- _WHAT IS REQUIRED_:
Read the listing below and copy out every line that holds "code".

- _TASK INPUTS_:
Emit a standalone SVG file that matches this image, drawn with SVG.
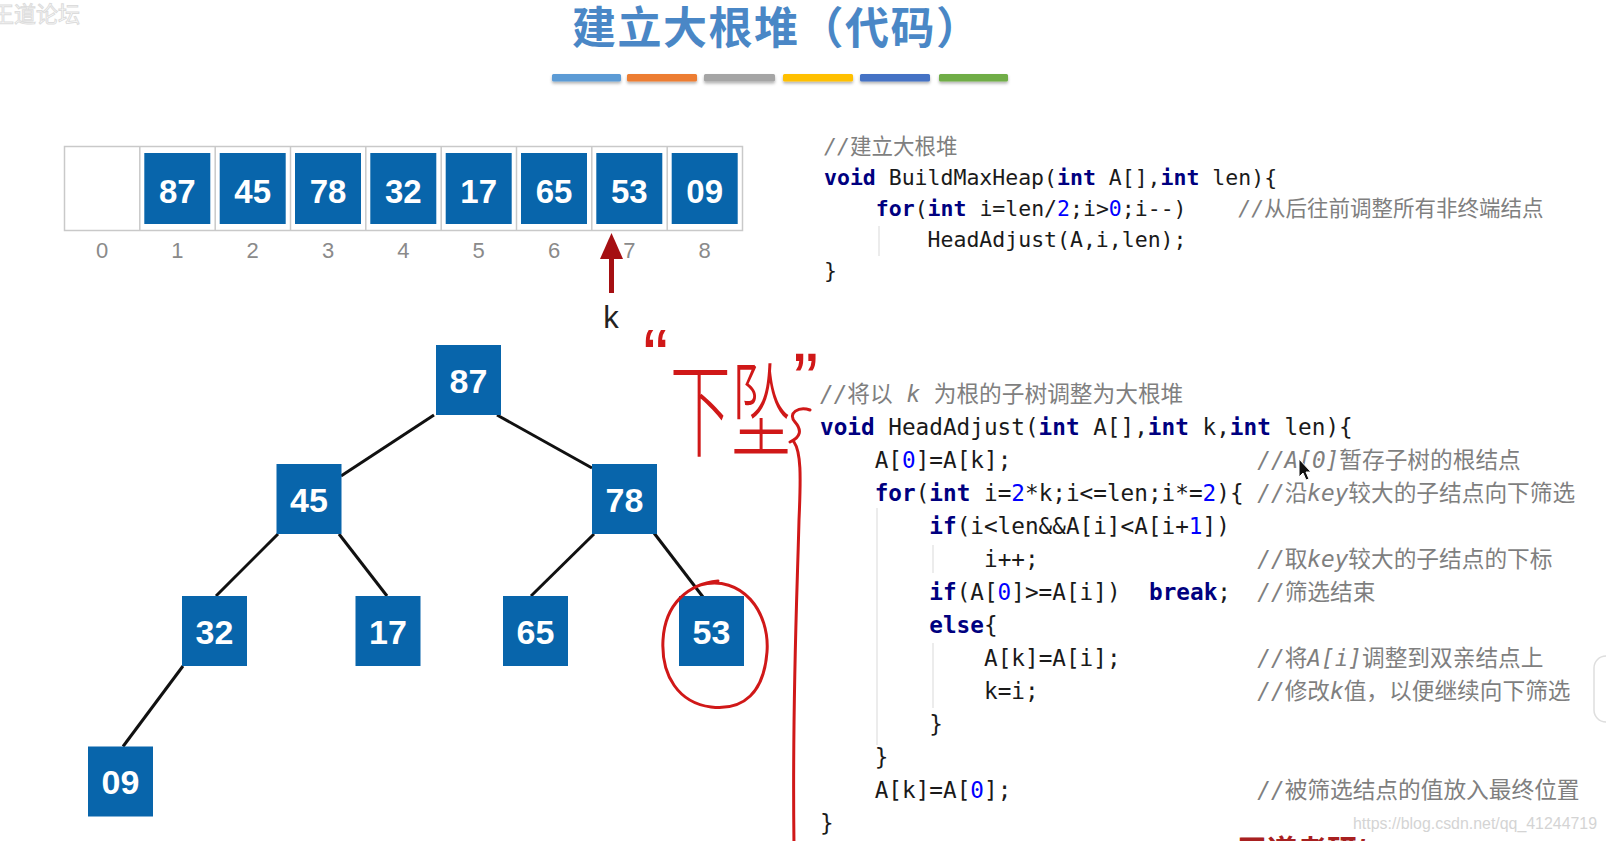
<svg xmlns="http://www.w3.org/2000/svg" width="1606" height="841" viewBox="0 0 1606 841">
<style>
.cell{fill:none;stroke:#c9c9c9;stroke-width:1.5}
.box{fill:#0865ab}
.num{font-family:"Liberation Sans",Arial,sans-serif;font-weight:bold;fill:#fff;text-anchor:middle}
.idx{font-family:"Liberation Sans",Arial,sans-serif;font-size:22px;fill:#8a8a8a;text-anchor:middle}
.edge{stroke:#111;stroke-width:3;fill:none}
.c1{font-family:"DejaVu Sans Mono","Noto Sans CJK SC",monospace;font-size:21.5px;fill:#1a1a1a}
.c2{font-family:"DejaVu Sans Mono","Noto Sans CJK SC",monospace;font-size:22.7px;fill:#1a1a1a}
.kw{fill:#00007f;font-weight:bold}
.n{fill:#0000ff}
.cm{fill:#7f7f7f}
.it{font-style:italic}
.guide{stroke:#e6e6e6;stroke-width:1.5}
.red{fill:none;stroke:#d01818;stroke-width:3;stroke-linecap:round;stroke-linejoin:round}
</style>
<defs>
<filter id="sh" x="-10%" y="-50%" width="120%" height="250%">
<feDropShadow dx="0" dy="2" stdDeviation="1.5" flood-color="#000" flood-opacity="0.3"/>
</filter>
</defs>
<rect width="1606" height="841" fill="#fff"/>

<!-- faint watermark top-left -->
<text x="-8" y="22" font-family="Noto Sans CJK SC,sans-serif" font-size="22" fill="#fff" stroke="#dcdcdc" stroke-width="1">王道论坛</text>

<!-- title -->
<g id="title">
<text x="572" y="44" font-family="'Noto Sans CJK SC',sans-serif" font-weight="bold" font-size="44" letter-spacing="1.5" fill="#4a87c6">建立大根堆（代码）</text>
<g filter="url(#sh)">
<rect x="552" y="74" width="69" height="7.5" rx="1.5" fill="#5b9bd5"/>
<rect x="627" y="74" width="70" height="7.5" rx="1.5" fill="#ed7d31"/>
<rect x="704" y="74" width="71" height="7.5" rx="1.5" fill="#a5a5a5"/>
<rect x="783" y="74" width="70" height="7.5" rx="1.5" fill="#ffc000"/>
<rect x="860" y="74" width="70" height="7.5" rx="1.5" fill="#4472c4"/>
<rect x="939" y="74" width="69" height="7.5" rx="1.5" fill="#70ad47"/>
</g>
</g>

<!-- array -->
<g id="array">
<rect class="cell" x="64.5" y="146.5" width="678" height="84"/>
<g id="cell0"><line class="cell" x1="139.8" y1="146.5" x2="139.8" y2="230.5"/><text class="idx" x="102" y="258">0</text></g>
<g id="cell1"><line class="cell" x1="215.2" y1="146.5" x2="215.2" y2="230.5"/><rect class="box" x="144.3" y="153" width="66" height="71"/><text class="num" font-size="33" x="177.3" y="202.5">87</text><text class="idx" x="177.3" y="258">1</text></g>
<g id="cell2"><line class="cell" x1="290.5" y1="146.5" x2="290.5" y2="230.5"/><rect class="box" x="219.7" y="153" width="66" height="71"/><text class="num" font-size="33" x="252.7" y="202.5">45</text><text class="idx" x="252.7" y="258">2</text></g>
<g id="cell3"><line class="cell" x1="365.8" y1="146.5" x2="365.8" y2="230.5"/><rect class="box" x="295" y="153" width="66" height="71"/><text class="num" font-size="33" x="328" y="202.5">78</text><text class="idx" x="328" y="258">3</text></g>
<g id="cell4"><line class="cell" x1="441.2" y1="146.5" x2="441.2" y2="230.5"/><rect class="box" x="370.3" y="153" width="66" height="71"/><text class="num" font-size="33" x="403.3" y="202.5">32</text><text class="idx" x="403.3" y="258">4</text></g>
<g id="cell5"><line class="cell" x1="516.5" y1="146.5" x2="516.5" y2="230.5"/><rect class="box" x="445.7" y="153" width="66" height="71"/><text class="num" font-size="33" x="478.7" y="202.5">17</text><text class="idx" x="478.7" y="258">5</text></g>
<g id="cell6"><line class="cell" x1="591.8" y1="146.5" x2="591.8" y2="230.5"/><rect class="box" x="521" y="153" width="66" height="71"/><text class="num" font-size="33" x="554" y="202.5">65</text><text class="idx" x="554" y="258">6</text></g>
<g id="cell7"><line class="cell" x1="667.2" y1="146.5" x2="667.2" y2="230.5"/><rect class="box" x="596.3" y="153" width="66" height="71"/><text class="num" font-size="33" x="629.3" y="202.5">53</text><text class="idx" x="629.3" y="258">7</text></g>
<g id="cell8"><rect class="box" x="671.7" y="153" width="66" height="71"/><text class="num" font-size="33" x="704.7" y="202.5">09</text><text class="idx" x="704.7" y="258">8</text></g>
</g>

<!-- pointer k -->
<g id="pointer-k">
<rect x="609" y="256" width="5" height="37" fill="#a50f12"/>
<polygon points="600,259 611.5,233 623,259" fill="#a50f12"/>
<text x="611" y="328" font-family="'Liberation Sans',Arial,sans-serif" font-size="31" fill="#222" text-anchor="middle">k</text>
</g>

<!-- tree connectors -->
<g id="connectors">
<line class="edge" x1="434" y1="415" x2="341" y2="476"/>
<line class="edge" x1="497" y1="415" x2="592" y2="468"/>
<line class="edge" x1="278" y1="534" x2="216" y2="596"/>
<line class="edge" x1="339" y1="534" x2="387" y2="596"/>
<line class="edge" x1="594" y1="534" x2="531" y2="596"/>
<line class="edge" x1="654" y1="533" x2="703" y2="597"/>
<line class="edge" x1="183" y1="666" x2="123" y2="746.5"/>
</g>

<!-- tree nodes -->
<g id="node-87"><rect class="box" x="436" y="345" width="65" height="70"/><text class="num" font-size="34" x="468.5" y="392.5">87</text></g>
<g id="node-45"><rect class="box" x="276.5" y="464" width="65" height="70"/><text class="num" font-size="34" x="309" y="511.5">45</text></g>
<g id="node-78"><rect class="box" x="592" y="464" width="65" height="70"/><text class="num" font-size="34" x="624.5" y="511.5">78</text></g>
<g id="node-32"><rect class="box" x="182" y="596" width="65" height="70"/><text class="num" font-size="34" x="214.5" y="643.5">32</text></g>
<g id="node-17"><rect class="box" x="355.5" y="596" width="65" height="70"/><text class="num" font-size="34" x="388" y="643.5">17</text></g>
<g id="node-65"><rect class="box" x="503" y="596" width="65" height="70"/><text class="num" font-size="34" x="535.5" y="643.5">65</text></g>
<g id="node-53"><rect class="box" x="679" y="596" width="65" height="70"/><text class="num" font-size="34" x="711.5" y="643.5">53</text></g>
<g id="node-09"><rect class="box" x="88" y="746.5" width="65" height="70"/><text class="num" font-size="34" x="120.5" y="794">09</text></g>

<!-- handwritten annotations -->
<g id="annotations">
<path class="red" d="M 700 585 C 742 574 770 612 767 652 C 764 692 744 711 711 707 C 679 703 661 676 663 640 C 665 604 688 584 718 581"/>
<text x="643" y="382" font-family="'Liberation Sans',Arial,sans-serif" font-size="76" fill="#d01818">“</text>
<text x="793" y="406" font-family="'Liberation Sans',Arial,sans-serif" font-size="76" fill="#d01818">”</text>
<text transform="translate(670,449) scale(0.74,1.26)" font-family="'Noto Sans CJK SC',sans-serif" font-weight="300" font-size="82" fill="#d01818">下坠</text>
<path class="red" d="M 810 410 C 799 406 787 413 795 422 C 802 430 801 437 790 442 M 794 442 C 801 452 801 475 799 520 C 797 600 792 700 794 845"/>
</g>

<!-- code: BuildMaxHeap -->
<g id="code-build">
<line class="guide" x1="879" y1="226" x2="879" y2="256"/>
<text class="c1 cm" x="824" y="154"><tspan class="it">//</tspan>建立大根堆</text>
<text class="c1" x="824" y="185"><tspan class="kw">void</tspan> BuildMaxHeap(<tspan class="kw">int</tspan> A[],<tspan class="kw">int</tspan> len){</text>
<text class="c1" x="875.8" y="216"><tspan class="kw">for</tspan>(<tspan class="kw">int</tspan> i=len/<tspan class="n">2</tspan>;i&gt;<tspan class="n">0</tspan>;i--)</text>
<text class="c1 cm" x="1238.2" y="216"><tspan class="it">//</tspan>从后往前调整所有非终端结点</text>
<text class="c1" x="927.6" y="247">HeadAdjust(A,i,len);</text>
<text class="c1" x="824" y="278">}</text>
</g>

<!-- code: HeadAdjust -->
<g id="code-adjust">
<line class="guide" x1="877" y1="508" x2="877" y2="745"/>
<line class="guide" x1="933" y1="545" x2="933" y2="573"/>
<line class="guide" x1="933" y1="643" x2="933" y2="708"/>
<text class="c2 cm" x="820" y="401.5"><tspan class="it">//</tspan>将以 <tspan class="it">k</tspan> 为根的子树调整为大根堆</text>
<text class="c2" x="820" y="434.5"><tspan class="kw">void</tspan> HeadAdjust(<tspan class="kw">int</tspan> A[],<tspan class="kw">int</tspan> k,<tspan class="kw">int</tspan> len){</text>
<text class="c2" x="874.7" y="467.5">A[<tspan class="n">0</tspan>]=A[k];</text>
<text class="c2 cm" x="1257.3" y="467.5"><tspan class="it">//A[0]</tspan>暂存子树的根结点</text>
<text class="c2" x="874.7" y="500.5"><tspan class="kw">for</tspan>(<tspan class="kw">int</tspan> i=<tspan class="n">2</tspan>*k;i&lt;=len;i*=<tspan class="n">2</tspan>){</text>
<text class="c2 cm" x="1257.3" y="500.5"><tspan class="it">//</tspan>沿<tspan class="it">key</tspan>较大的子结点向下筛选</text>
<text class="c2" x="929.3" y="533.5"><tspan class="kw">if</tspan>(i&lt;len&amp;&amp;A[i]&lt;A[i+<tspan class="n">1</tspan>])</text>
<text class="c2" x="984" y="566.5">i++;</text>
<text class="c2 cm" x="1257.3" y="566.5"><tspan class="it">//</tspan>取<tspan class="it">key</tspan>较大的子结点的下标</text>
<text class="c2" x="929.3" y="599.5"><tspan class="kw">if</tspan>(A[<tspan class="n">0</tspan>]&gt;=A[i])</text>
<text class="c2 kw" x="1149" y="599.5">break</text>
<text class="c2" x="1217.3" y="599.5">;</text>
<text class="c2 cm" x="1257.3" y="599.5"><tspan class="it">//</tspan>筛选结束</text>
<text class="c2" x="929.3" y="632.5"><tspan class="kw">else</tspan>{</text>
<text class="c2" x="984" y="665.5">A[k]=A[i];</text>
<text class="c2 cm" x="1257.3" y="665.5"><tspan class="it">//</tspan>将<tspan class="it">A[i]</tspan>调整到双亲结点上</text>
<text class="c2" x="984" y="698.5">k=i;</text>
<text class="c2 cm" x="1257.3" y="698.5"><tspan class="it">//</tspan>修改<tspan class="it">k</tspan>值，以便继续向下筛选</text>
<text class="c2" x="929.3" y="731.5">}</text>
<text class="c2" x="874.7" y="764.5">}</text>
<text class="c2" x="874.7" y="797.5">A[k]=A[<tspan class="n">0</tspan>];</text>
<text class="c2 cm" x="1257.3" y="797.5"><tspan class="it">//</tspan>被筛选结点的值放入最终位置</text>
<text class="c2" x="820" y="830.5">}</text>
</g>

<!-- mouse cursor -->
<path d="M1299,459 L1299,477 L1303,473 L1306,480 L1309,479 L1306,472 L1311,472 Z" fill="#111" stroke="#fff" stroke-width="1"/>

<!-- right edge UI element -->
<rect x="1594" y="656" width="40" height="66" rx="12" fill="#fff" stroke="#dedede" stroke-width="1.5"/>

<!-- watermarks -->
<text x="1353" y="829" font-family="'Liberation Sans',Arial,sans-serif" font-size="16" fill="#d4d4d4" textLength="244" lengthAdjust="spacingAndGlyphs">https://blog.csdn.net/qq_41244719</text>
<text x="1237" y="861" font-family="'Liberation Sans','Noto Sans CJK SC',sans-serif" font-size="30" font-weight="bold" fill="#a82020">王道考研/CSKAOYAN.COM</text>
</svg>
---
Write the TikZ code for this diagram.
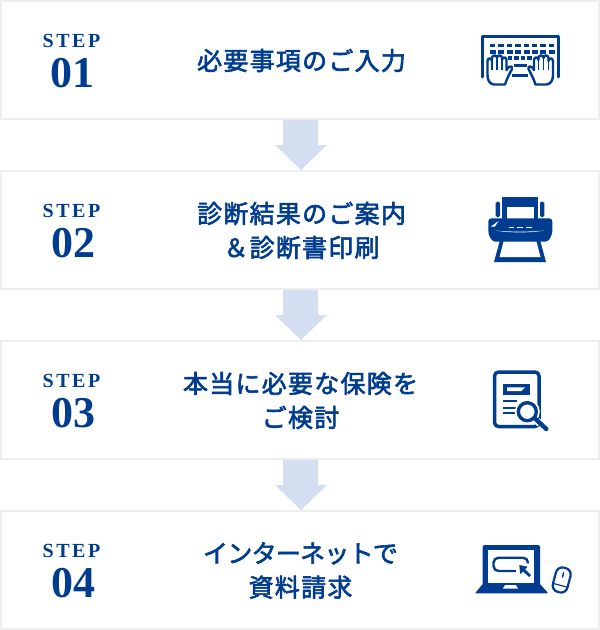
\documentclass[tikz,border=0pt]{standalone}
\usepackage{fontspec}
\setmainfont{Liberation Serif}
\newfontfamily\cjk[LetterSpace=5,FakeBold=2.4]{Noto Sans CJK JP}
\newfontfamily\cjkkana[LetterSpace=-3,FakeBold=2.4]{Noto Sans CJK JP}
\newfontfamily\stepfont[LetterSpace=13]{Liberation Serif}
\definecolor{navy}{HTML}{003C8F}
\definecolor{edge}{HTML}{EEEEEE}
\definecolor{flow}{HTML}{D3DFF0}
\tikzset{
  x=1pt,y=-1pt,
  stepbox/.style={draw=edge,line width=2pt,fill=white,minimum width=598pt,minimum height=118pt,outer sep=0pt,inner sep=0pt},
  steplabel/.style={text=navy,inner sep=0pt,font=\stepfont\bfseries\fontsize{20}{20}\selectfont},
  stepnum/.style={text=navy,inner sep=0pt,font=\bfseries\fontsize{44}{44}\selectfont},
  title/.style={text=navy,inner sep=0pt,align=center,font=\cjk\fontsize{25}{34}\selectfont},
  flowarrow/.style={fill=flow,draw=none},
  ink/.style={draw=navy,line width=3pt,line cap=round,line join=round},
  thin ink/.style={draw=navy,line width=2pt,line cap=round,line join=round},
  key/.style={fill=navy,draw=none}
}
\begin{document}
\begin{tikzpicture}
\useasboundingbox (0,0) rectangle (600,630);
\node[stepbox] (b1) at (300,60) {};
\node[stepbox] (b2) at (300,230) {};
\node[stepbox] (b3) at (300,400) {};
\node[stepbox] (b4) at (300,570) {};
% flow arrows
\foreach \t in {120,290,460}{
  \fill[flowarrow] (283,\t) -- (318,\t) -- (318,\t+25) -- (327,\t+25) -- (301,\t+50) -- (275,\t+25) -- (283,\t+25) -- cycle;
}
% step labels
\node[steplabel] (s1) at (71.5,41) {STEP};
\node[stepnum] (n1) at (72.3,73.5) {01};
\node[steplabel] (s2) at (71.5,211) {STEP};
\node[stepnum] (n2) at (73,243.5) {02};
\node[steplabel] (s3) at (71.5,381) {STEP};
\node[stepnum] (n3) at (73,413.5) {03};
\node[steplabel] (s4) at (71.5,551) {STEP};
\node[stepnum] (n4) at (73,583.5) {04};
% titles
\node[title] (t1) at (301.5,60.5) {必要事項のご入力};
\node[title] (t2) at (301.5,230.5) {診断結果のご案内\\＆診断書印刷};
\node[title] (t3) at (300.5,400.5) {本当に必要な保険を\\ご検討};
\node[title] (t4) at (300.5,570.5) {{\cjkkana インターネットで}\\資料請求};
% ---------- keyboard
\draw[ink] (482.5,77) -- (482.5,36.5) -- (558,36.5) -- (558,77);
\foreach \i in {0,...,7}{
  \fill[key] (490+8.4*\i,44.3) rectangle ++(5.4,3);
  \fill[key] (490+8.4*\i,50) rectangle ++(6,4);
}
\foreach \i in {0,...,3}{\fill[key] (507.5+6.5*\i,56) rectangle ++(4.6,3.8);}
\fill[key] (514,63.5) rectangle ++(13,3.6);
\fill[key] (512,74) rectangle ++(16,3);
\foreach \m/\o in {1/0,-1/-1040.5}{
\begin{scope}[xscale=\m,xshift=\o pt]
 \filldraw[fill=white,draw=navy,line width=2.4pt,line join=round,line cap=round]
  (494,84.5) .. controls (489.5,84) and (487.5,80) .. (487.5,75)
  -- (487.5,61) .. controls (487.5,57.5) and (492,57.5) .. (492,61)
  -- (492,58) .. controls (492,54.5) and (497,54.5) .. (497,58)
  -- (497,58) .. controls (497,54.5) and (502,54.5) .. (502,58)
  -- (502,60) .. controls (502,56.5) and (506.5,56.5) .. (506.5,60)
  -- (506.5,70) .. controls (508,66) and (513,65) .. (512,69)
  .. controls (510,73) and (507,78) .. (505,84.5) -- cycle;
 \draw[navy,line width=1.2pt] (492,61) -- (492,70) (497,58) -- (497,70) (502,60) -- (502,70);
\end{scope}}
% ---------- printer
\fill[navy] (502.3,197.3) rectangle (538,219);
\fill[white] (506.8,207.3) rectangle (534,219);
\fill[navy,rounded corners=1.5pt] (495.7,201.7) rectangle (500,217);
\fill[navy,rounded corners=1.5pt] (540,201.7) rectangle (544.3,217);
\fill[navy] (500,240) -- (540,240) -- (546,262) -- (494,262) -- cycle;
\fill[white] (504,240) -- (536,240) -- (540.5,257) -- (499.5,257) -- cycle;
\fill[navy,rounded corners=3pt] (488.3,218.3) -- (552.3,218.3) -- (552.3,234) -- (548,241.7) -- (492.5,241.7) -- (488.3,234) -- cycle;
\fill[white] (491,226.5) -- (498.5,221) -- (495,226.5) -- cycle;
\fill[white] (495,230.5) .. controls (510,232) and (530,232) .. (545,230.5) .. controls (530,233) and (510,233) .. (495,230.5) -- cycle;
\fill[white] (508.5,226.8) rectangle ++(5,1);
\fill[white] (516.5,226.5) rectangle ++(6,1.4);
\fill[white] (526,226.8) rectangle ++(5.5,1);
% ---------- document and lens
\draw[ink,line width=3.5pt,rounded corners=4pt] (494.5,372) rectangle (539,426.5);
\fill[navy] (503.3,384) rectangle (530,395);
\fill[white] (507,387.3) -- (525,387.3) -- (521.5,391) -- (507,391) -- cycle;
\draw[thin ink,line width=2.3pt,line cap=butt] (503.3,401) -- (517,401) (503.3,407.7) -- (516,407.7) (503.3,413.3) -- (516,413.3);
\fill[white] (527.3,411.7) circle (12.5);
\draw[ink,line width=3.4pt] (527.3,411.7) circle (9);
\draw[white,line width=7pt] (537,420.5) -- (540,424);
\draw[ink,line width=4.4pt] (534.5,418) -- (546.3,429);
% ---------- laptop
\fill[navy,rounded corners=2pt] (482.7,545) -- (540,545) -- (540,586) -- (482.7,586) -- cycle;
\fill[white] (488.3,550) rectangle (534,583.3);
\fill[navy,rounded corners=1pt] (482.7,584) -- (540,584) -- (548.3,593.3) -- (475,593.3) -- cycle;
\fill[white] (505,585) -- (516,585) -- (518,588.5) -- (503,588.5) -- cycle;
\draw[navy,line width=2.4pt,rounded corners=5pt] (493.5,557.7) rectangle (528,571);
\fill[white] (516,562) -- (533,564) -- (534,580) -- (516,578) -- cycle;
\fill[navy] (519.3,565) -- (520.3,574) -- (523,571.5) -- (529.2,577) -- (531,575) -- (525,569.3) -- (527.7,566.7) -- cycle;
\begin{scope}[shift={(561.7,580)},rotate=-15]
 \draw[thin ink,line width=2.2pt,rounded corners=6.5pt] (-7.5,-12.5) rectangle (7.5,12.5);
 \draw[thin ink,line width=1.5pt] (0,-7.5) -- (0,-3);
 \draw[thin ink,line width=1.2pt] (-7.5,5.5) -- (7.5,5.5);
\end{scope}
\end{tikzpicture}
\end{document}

- _WORKED SOLUTION_:
<!-- code: BuildMaxHeap -->
<g id="code-build">
<!-- code: HeadAdjust -->
<g id="code-adjust">
Write the TikZ code for this diagram.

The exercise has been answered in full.